* [What you have to do] All of the records below must be output exactly, with no pictures carried over.

* [Source code of charts]

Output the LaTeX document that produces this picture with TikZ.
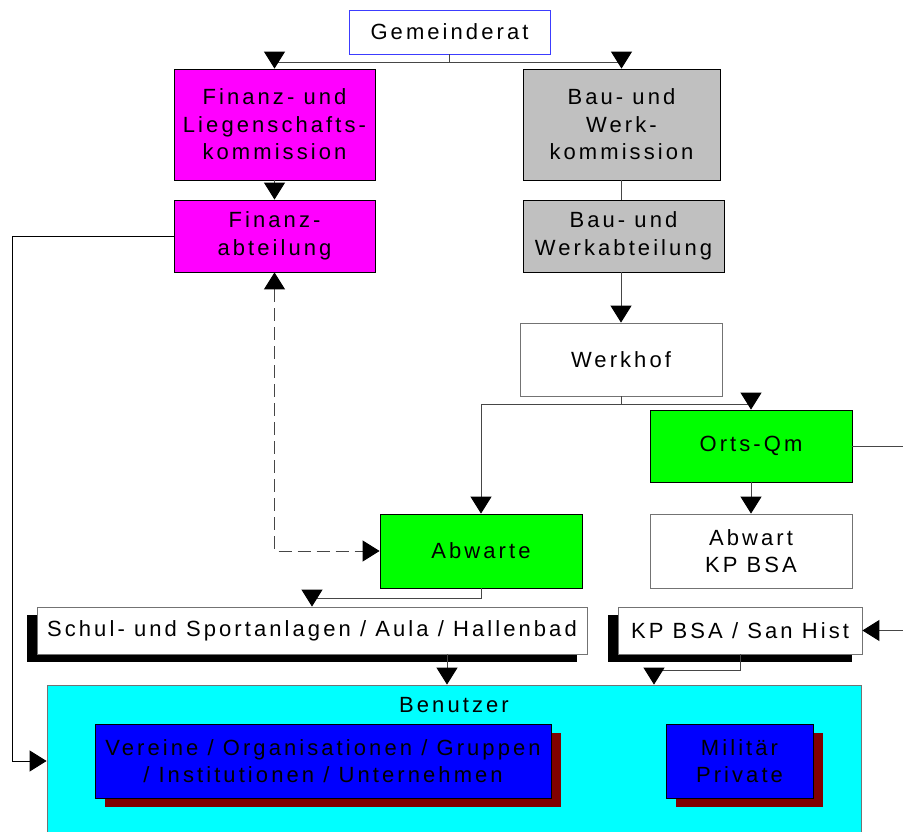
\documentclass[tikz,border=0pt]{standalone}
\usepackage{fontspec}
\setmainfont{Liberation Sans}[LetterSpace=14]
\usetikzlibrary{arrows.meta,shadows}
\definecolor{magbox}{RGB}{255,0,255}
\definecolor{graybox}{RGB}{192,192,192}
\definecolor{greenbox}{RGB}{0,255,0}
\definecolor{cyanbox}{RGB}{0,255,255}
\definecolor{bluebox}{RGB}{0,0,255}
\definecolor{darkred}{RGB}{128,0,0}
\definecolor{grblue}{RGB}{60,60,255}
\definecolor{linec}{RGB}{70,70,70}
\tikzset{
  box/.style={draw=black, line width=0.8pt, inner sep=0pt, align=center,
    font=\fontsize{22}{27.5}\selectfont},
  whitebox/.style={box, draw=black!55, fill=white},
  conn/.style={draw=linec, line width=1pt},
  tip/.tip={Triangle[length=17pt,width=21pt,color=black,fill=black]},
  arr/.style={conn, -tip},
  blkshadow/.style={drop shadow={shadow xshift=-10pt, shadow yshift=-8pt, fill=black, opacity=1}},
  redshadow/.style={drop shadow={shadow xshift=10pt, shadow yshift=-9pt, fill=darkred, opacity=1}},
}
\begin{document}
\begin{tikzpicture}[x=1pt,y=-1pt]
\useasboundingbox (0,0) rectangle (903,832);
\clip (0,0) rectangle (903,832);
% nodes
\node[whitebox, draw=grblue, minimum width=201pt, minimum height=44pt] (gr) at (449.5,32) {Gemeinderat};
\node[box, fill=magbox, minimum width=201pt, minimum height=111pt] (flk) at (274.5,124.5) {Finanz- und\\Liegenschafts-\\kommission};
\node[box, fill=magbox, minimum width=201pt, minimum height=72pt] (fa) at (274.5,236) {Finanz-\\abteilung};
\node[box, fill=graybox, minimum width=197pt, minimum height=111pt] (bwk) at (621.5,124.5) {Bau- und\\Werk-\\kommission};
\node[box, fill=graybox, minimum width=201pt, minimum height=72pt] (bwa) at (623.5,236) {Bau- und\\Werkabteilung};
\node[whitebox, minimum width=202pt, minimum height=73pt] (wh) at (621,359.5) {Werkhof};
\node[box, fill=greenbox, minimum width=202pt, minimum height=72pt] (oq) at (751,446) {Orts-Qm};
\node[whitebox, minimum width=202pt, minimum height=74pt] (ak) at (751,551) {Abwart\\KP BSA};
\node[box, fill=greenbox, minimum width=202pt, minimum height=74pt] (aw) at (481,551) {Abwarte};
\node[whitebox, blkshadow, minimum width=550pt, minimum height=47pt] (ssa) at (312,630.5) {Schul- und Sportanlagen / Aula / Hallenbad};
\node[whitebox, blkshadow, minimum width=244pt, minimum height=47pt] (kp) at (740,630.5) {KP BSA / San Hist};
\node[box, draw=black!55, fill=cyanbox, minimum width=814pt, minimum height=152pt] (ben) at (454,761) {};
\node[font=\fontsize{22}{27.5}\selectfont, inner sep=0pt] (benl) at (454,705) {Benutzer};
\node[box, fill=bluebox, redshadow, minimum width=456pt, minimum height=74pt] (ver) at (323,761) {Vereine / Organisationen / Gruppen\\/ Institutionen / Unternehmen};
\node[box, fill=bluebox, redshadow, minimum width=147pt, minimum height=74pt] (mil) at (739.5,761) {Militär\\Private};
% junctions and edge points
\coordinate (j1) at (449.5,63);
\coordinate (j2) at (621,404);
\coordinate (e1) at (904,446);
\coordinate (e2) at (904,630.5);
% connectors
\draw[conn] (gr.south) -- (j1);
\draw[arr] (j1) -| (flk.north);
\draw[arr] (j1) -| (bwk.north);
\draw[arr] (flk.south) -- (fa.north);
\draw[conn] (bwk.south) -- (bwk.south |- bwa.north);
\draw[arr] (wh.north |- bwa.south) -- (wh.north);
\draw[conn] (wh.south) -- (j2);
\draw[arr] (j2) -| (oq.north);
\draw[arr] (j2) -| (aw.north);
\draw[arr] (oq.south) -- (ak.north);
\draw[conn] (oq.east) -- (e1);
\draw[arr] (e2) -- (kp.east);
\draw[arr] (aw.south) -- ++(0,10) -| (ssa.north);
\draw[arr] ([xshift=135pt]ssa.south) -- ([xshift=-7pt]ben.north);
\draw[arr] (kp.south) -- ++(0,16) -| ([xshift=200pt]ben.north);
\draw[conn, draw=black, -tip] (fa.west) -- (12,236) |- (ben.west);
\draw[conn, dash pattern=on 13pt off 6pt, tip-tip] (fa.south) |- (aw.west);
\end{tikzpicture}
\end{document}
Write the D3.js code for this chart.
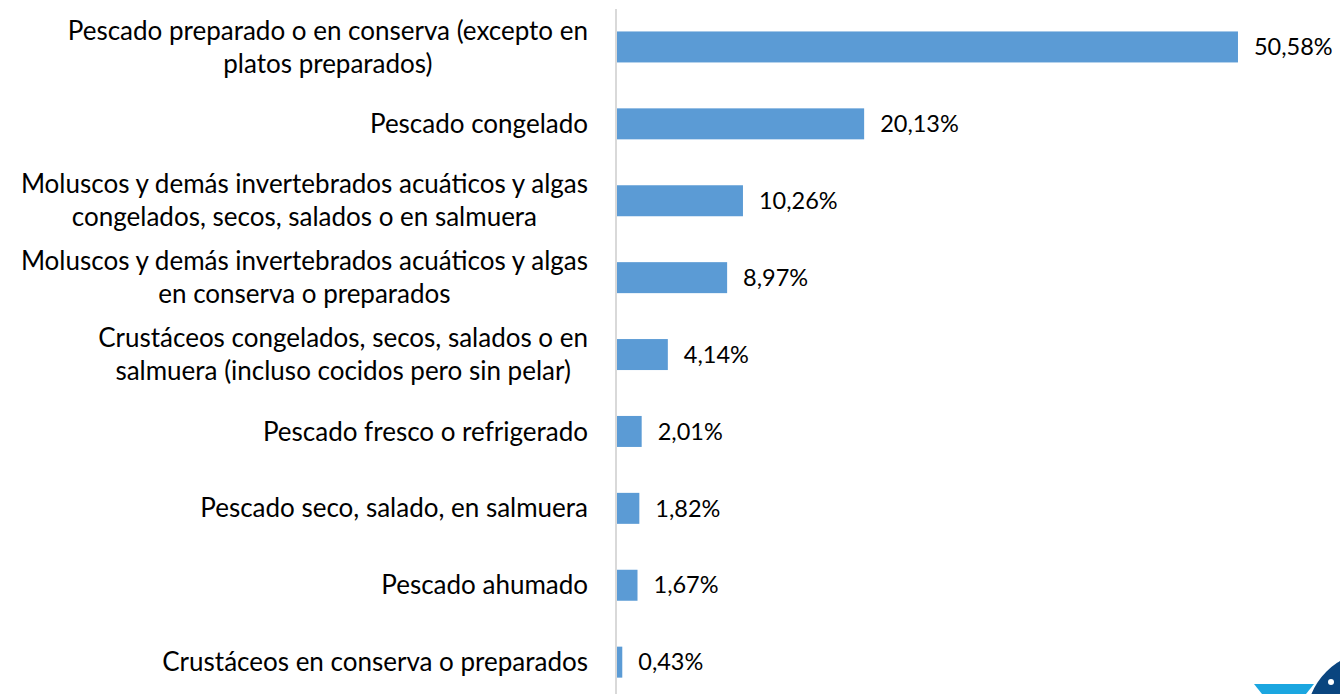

* [Output of the exercise]
Output the LaTeX document that produces this picture with TikZ.
\documentclass[tikz,border=0pt]{standalone}
\usepackage{fontspec}
\setmainfont{Liberation Sans}[LetterSpace=14]
\usetikzlibrary{arrows.meta,shadows}
\definecolor{magbox}{RGB}{255,0,255}
\definecolor{graybox}{RGB}{192,192,192}
\definecolor{greenbox}{RGB}{0,255,0}
\definecolor{cyanbox}{RGB}{0,255,255}
\definecolor{bluebox}{RGB}{0,0,255}
\definecolor{darkred}{RGB}{128,0,0}
\definecolor{grblue}{RGB}{60,60,255}
\definecolor{linec}{RGB}{70,70,70}
\tikzset{
  box/.style={draw=black, line width=0.8pt, inner sep=0pt, align=center,
    font=\fontsize{22}{27.5}\selectfont},
  whitebox/.style={box, draw=black!55, fill=white},
  conn/.style={draw=linec, line width=1pt},
  tip/.tip={Triangle[length=17pt,width=21pt,color=black,fill=black]},
  arr/.style={conn, -tip},
  blkshadow/.style={drop shadow={shadow xshift=-10pt, shadow yshift=-8pt, fill=black, opacity=1}},
  redshadow/.style={drop shadow={shadow xshift=10pt, shadow yshift=-9pt, fill=darkred, opacity=1}},
}
\begin{document}
\begin{tikzpicture}[x=1pt,y=-1pt]
\useasboundingbox (0,0) rectangle (903,832);
\clip (0,0) rectangle (903,832);
% nodes
\node[whitebox, draw=grblue, minimum width=201pt, minimum height=44pt] (gr) at (449.5,32) {Gemeinderat};
\node[box, fill=magbox, minimum width=201pt, minimum height=111pt] (flk) at (274.5,124.5) {Finanz- und\\Liegenschafts-\\kommission};
\node[box, fill=magbox, minimum width=201pt, minimum height=72pt] (fa) at (274.5,236) {Finanz-\\abteilung};
\node[box, fill=graybox, minimum width=197pt, minimum height=111pt] (bwk) at (621.5,124.5) {Bau- und\\Werk-\\kommission};
\node[box, fill=graybox, minimum width=201pt, minimum height=72pt] (bwa) at (623.5,236) {Bau- und\\Werkabteilung};
\node[whitebox, minimum width=202pt, minimum height=73pt] (wh) at (621,359.5) {Werkhof};
\node[box, fill=greenbox, minimum width=202pt, minimum height=72pt] (oq) at (751,446) {Orts-Qm};
\node[whitebox, minimum width=202pt, minimum height=74pt] (ak) at (751,551) {Abwart\\KP BSA};
\node[box, fill=greenbox, minimum width=202pt, minimum height=74pt] (aw) at (481,551) {Abwarte};
\node[whitebox, blkshadow, minimum width=550pt, minimum height=47pt] (ssa) at (312,630.5) {Schul- und Sportanlagen / Aula / Hallenbad};
\node[whitebox, blkshadow, minimum width=244pt, minimum height=47pt] (kp) at (740,630.5) {KP BSA / San Hist};
\node[box, draw=black!55, fill=cyanbox, minimum width=814pt, minimum height=152pt] (ben) at (454,761) {};
\node[font=\fontsize{22}{27.5}\selectfont, inner sep=0pt] (benl) at (454,705) {Benutzer};
\node[box, fill=bluebox, redshadow, minimum width=456pt, minimum height=74pt] (ver) at (323,761) {Vereine / Organisationen / Gruppen\\/ Institutionen / Unternehmen};
\node[box, fill=bluebox, redshadow, minimum width=147pt, minimum height=74pt] (mil) at (739.5,761) {Militär\\Private};
% junctions and edge points
\coordinate (j1) at (449.5,63);
\coordinate (j2) at (621,404);
\coordinate (e1) at (904,446);
\coordinate (e2) at (904,630.5);
% connectors
\draw[conn] (gr.south) -- (j1);
\draw[arr] (j1) -| (flk.north);
\draw[arr] (j1) -| (bwk.north);
\draw[arr] (flk.south) -- (fa.north);
\draw[conn] (bwk.south) -- (bwk.south |- bwa.north);
\draw[arr] (wh.north |- bwa.south) -- (wh.north);
\draw[conn] (wh.south) -- (j2);
\draw[arr] (j2) -| (oq.north);
\draw[arr] (j2) -| (aw.north);
\draw[arr] (oq.south) -- (ak.north);
\draw[conn] (oq.east) -- (e1);
\draw[arr] (e2) -- (kp.east);
\draw[arr] (aw.south) -- ++(0,10) -| (ssa.north);
\draw[arr] ([xshift=135pt]ssa.south) -- ([xshift=-7pt]ben.north);
\draw[arr] (kp.south) -- ++(0,16) -| ([xshift=200pt]ben.north);
\draw[conn, draw=black, -tip] (fa.west) -- (12,236) |- (ben.west);
\draw[conn, dash pattern=on 13pt off 6pt, tip-tip] (fa.south) |- (aw.west);
\end{tikzpicture}
\end{document}
Write the D3.js code for this chart.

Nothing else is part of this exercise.